Lawmakers questioned whether that doesn’t give China inordinate power over U.S. finances, and asked what would happen if China decided to withdraw its money and stop financing the U.S. deficits.

Mr. Bernanke said he does not believe China will do so, because that would not be in its economic interest. But he said if it does withdraw its money, the U.S. would be able to find other ways of financing the deficits.

While cautioning against a retrenchment on trade, Mr. Bernanke was not as forceful as his predecessor, Alan Greenspan, in warning Congress about the dangers of protectionism.

The popularity of the Schumer bill, which passed the Senate overwhelmingly in a vote last year, has raised fears among businesses and analysts because of its potential to touch off a trade war.

To pre-empt retaliatory action in Congress, the Bush administration moved earlier this week to step up enforcement of intellectual property rights and other U.S. trade grievances against China.

Treasury Secretary John W. Snow also has been testing the waters to see how the financial markets would react if he cited China for illegally manipulating its currency under a provision of U.S. law.
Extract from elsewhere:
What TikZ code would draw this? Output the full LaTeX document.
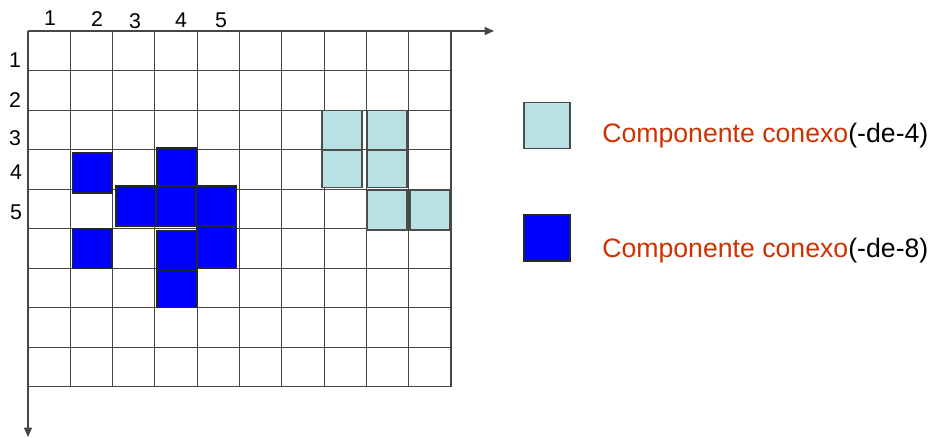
\documentclass[tikz,border=0pt]{standalone}
\usepackage{fontspec}
\setmainfont{Liberation Sans}
\usetikzlibrary{arrows.meta,positioning}
\definecolor{cellblue}{RGB}{0,0,255}
\definecolor{celllight}{RGB}{185,224,227}
\definecolor{legendred}{RGB}{204,51,0}
\definecolor{gridgray}{RGB}{70,70,70}

\begin{document}
\begin{tikzpicture}[x=0.75pt, y=-0.75pt, >={Triangle[length=7pt,width=6pt]},
    gridline/.style={draw=gridgray, line width=0.8pt},
    bluecell/.style={fill=cellblue, draw=black!85, line width=0.9pt},
    lightcell/.style={fill=celllight, draw=black!70, line width=0.9pt},
    numlabel/.style={font=\fontsize{16}{18}\selectfont, inner sep=0pt},
    legendtext/.style={font=\fontsize{20}{24}\selectfont, anchor=base west, inner sep=0pt}]
  \useasboundingbox (0,0) rectangle (932,437);
  \coordinate (origin) at (28,31);
  \coordinate (xend) at (494,31);
  \coordinate (yend) at (28,437);
  % grid
  \foreach \i in {1,...,10}
    \draw[gridline] ({28+42.3*\i},31) -- ({28+42.3*\i},386.7);
  \foreach \j in {1,...,9}
    \draw[gridline] (28,{31+39.52*\j}) -- (451,{31+39.52*\j});
  \draw[gridline,->] (origin) -- (xend);
  \draw[gridline,->] (origin) -- (yend);
  % numbers
  \node[numlabel] (c1) at (50,18) {1};
  \node[numlabel] (c2) at (97,19) {2};
  \node[numlabel] (c3) at (135,21) {3};
  \node[numlabel] (c4) at (181,20) {4};
  \node[numlabel] (c5) at (221,20) {5};
  \node[numlabel] (r1) at (15,60) {1};
  \node[numlabel] (r2) at (15,100) {2};
  \node[numlabel] (r3) at (15,138) {3};
  \node[numlabel] (r4) at (16,172) {4};
  \node[numlabel] (r5) at (16,212) {5};
  % 8-connected component
  \draw[bluecell] (72.7,153) rectangle (112,193);
  \draw[bluecell] (157,148) rectangle (197,186);
  \draw[bluecell] (116,186) rectangle (156,226);
  \draw[bluecell] (156,186) rectangle (196,226);
  \draw[bluecell] (196.5,186) rectangle (236.5,226);
  \draw[bluecell] (72.7,228.3) rectangle (112,268.3);
  \draw[bluecell] (196.5,226) rectangle (236.5,268);
  \draw[bluecell] (157,230.5) rectangle (197,270.3);
  \draw[bluecell] (157,270.3) rectangle (197,307.7);
  % 4-connected component
  \draw[lightcell] (322,110.7) rectangle (362,150);
  \draw[lightcell] (322,150) rectangle (362,187.7);
  \draw[lightcell] (367,110.7) rectangle (407,150);
  \draw[lightcell] (367,150) rectangle (407,187.7);
  \draw[lightcell] (367,190) rectangle (407,230);
  \draw[lightcell] (410,190) rectangle (450,230);
  % legend
  \node[lightcell, minimum size=34.5pt, inner sep=0pt] (key4) at (547,125.5) {};
  \node[bluecell, minimum size=34.5pt, inner sep=0pt] (key8) at (547,238) {};
  \node[legendtext] (text4) at (602,142.7) {\textcolor{legendred}{Componente conexo}(-de-4)};
  \node[legendtext] (text8) at (602,257.3) {\textcolor{legendred}{Componente conexo}(-de-8)};
\end{tikzpicture}
\end{document}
The move could be counterproductive if it triggered a run on the dollar that plunged the U.S. into a self-made financial crisis.

Any designation by Treasury before an April 15 deadline would be intended to trigger negotiations between the U.S. and China to prevent more serious trade sanctions from being imposed.

Mr. Snow, during a tour of the Chicago Mercantile Exchange yesterday, expressed dissatisfaction with China’s limited move in July to revalue the yuan.

In a one-time action, China allowed the yuan to rise 2.1 percent against the dollar. Since then, the Chinese currency has moved up less than 1 percent.

“It’s clear that China has not been as flexible as they need to be and they have not lived up to what they said they would do,” Mr. Snow told Bloomberg News. “We’re not satisfied and we want to see them move.”

China’s currency “should be where the market would take it,” he said. “We know they can’t go to a fully flexible arrangement instantly tomorrow, but they can get on a path to it and that’s what we want to see them do.”